While manufacturer interference is an irritation for dealers, the immediate pressing concern is the impact that the FCA may have on the way motor retailers select and prioritise the add-on products offered in their showrooms. The FCA’s pursuit of “better customer outcomes” is already being made evident in its market study of general insurance add-ons and how they are sold. As a result, the FCA is convinced that selling a regulated insurance product as an add-on often leads to consumers purchasing products that are of poor value and not what they need. Research it commissioned concluded: “The ‘add-on mechanism’ weakens consumers’ ability to discipline firms by shopping around and comparing products effectively.”

 

‘We expect dealers will move on to non-regulated products’

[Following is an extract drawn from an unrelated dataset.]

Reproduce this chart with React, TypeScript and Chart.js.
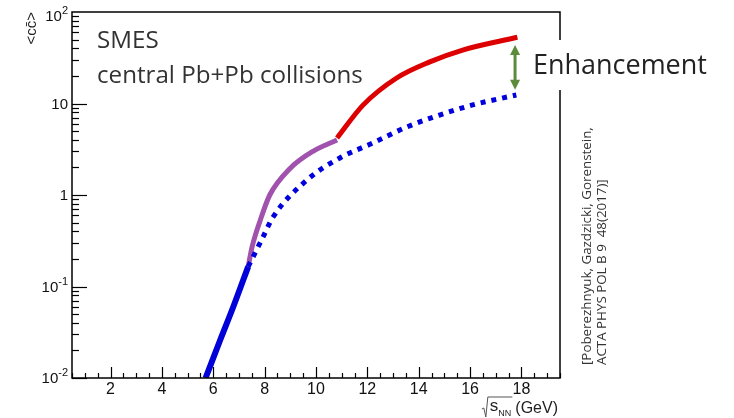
import React, { useEffect, useRef } from "react";
import { Chart, registerables } from "chart.js";

Chart.register(...registerables);

// ---- data ----
const blueSolidX = [5.7, 6.27, 6.78, 7.36];
const blueSolidY = [0.01, 0.026, 0.06, 0.165];

const purpleX = [7.36, 7.51, 7.83, 8.2, 8.99, 9.88, 10.82];
const purpleY = [0.165, 0.27, 0.53, 1.0, 1.95, 3.0, 4.0];

const redX = [10.82, 11.83, 13.14, 14.43, 15.71, 17.84];
const redY = [4.2, 9.6, 19.0, 28.5, 38.4, 53.0];

const dottedX = [7.36, 7.9, 8.33, 9.65, 10.93, 12.21, 13.53, 14.81, 16.1, 17.8];
const dottedY = [0.165, 0.33, 0.575, 1.46, 2.54, 3.7, 5.53, 7.48, 9.64, 12.4];

const arrowX = 17.75;
const arrowTop = 43.5;
const arrowBottom = 14.1;

const xMin = 0.5;
const xMax = 19.5;
const xMinorStep = 0.5;
const xMajorTicks = [2, 4, 6, 8, 10, 12, 14, 16, 18];
const xTickLabels = ["2", "4", "6", "8", "10", "12", "14", "16", "18"];

const yMin = 0.01;
const yMax = 100;
const yMajorTicks = [0.01, 0.1, 1, 10, 100];
const yTickBase = ["10", "10", "1", "10", "10"];
const yTickExp = ["-2", "-1", "", "", "2"];

const titleLine1 = "SMES";
const titleLine2 = "central Pb+Pb collisions";
const enhancementLabel = "Enhancement";
const citeLine1 = "[Poberezhnyuk, Gazdzicki, Gorenstein,";
const citeLine2 = "ACTA PHYS POL B 9  48(2017)]";
const yAxisTitle = "<cc\u0304>";

const zip = (xs: number[], ys: number[]) => xs.map((x, i) => ({ x, y: ys[i] }));

const AXIS_FONT = '"Liberation Sans", Arial, sans-serif';
const TEXT_FONT = '"Open Sans", "Noto Sans", sans-serif';

function fitSize(ctx: CanvasRenderingContext2D, text: string, family: string, width: number) {
  ctx.font = `100px ${family}`;
  const w = ctx.measureText(text).width;
  return (100 * width) / w;
}

const overlay = {
  id: "overlay",
  afterDraw(chart: any) {
    const ctx: CanvasRenderingContext2D = chart.ctx;
    const { left, right, top, bottom } = chart.chartArea;
    const xs = chart.scales.x;
    const ys = chart.scales.y;
    ctx.save();

    // frame
    ctx.strokeStyle = "#000";
    ctx.lineWidth = 1.5;
    ctx.strokeRect(left, top, right - left, bottom - top);

    // x ticks (inward)
    ctx.lineWidth = 1.2;
    for (let v = xMin; v <= xMax + 1e-9; v += xMinorStep) {
      const px = Math.round(xs.getPixelForValue(v)) + 0.5;
      const major = xMajorTicks.some((m) => Math.abs(m - v) < 1e-9);
      const len = major ? 11 : 5;
      ctx.beginPath();
      ctx.moveTo(px, bottom);
      ctx.lineTo(px, bottom - len);
      ctx.stroke();
    }
    // y ticks (inward)
    for (let d = -2; d <= 1; d++) {
      for (let k = 1; k <= 9; k++) {
        const v = k * Math.pow(10, d);
        const py = Math.round(ys.getPixelForValue(v)) + 0.5;
        const len = k === 1 ? 15 : 7;
        ctx.beginPath();
        ctx.moveTo(left, py);
        ctx.lineTo(left + len, py);
        ctx.stroke();
      }
    }

    // x tick labels
    ctx.fillStyle = "#111";
    ctx.font = `16px ${AXIS_FONT}`;
    ctx.textAlign = "center";
    ctx.textBaseline = "middle";
    xMajorTicks.forEach((v, i) => {
      ctx.fillText(xTickLabels[i], xs.getPixelForValue(v), bottom + 12);
    });

    // y tick labels with superscripts
    yMajorTicks.forEach((v, i) => {
      let py = ys.getPixelForValue(v);
      if (py < top + 4) py = top + 4;
      const base = yTickBase[i];
      const exp = yTickExp[i];
      ctx.font = `11px ${AXIS_FONT}`;
      const ew = exp ? ctx.measureText(exp).width : 0;
      ctx.font = `15px ${AXIS_FONT}`;
      const bw = ctx.measureText(base).width;
      const rightEdge = left - 4;
      ctx.textAlign = "left";
      ctx.textBaseline = "middle";
      ctx.fillText(base, rightEdge - ew - bw, py + 1);
      if (exp) {
        ctx.font = `11px ${AXIS_FONT}`;
        ctx.fillText(exp, rightEdge - ew, py - 5);
      }
    });

    // y axis title (rotated)
    ctx.save();
    ctx.translate(32, top);
    ctx.rotate(-Math.PI / 2);
    ctx.font = `15px ${AXIS_FONT}`;
    ctx.textAlign = "right";
    ctx.textBaseline = "middle";
    ctx.fillStyle = "#222";
    ctx.fillText(yAxisTitle, 0, 0);
    ctx.restore();

    // x axis title: sqrt(s_NN) (GeV)
    ctx.fillStyle = "#222";
    ctx.strokeStyle = "#555";
    ctx.lineWidth = 1;
    const gx = right - 2;
    ctx.font = `16px ${AXIS_FONT}`;
    ctx.textAlign = "right";
    ctx.textBaseline = "alphabetic";
    ctx.fillText("(GeV)", gx, bottom + 35);
    const gw = ctx.measureText("(GeV)").width;
    ctx.font = `9px ${AXIS_FONT}`;
    ctx.textAlign = "left";
    const nnx = gx - gw - 4 - ctx.measureText("NN").width;
    ctx.fillText("NN", nnx, bottom + 38);
    ctx.font = `17px ${AXIS_FONT}`;
    const sw = ctx.measureText("s").width;
    const sx = nnx - sw;
    ctx.fillText("s", sx, bottom + 33);
    ctx.beginPath();
    ctx.moveTo(sx - 8, bottom + 31);
    ctx.lineTo(sx - 6, bottom + 30);
    ctx.lineTo(sx - 4, bottom + 39);
    ctx.lineTo(sx - 2, bottom + 19);
    ctx.lineTo(nnx + 14, bottom + 19);
    ctx.stroke();

    // arrow (Enhancement)
    const ax = xs.getPixelForValue(arrowX);
    const at = ys.getPixelForValue(arrowTop);
    const ab = ys.getPixelForValue(arrowBottom);
    ctx.strokeStyle = "#5b8b3b";
    ctx.fillStyle = "#5b8b3b";
    ctx.lineWidth = 3;
    ctx.beginPath();
    ctx.moveTo(ax, at + 8);
    ctx.lineTo(ax, ab - 8);
    ctx.stroke();
    ctx.beginPath();
    ctx.moveTo(ax, at);
    ctx.lineTo(ax - 5, at + 10);
    ctx.lineTo(ax + 5, at + 10);
    ctx.closePath();
    ctx.fill();
    ctx.beginPath();
    ctx.moveTo(ax, ab);
    ctx.lineTo(ax - 5, ab - 10);
    ctx.lineTo(ax + 5, ab - 10);
    ctx.closePath();
    ctx.fill();

    // Enhancement label with white background
    ctx.fillStyle = "#fff";
    ctx.fillRect(528, 40, 186, 50);
    ctx.fillStyle = "#222";
    const es = fitSize(ctx, enhancementLabel, TEXT_FONT, 174);
    ctx.font = `${es}px ${TEXT_FONT}`;
    ctx.textAlign = "left";
    ctx.textBaseline = "alphabetic";
    ctx.fillText(enhancementLabel, 533, 74);

    // SMES text
    ctx.fillStyle = "#333";
    const ts = fitSize(ctx, titleLine2, TEXT_FONT, 266);
    ctx.font = `${ts}px ${TEXT_FONT}`;
    ctx.fillText(titleLine1, 97, 48);
    ctx.fillText(titleLine2, 97, 83);

    // citation (rotated)
    ctx.save();
    ctx.fillStyle = "#333";
    const cs = fitSize(ctx, citeLine1, TEXT_FONT, 238);
    ctx.font = `${cs}px ${TEXT_FONT}`;
    ctx.textAlign = "left";
    ctx.textBaseline = "middle";
    ctx.translate(587, 365);
    ctx.rotate(-Math.PI / 2);
    ctx.fillText(citeLine1, 0, 0);
    ctx.fillText(citeLine2, 0, 15);
    ctx.restore();

    ctx.restore();
  },
};

export default function App() {
  const ref = useRef<HTMLCanvasElement | null>(null);
  useEffect(() => {
    if (!ref.current) return;
    const common = {
      fill: false,
      pointRadius: 0,
      tension: 0.4,
      cubicInterpolationMode: "monotone" as const,
      clip: 0,
    };
    const chart = new Chart(ref.current, {
      type: "line",
      data: {
        datasets: [
          { ...common, label: "dotted", data: zip(dottedX, dottedY), borderColor: "#0000dd", borderWidth: 5, borderDash: [5, 6], borderCapStyle: "butt" },
          { ...common, label: "blue", data: zip(blueSolidX, blueSolidY), borderColor: "#0000d8", borderWidth: 6 },
          { ...common, label: "purple", data: zip(purpleX, purpleY), borderColor: "#a052ad", borderWidth: 5 },
          { ...common, label: "red", data: zip(redX, redY), borderColor: "#dd0000", borderWidth: 5 },
        ],
      },
      options: {
        responsive: false,
        animation: false,
        devicePixelRatio: 1,
        layout: { padding: { left: 72, top: 12, right: 174, bottom: 40 } },
        plugins: { legend: { display: false }, tooltip: { enabled: false } },
        scales: {
          x: { type: "linear", min: xMin, max: xMax, display: false },
          y: { type: "logarithmic", min: yMin, max: yMax, display: false },
        },
      },
      plugins: [overlay],
    } as any);
    return () => chart.destroy();
  }, []);
  return (
    <div style={{ position: "fixed", left: 0, top: 0, width: 734, height: 418, background: "#fff" }}>
      <canvas ref={ref} width={734} height={418} />
    </div>
  );
}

The FCA is yet to consult on what changes it will implement to redress the “ineffective competition” it has identified. Meanwhile, many dealers are considering their options. As one supplier of a non-regulated add-on product told AM: “Depending on the outcome of the regulation, the emphasis for dealers on what add-ons they offer at point of sale will be strongly considered, purely because it will be a huge revenue loss that they will want to make up.”

Another added: “We expect dealers will move on to non-regulated products where they can optimise the profit opportunities of those products.”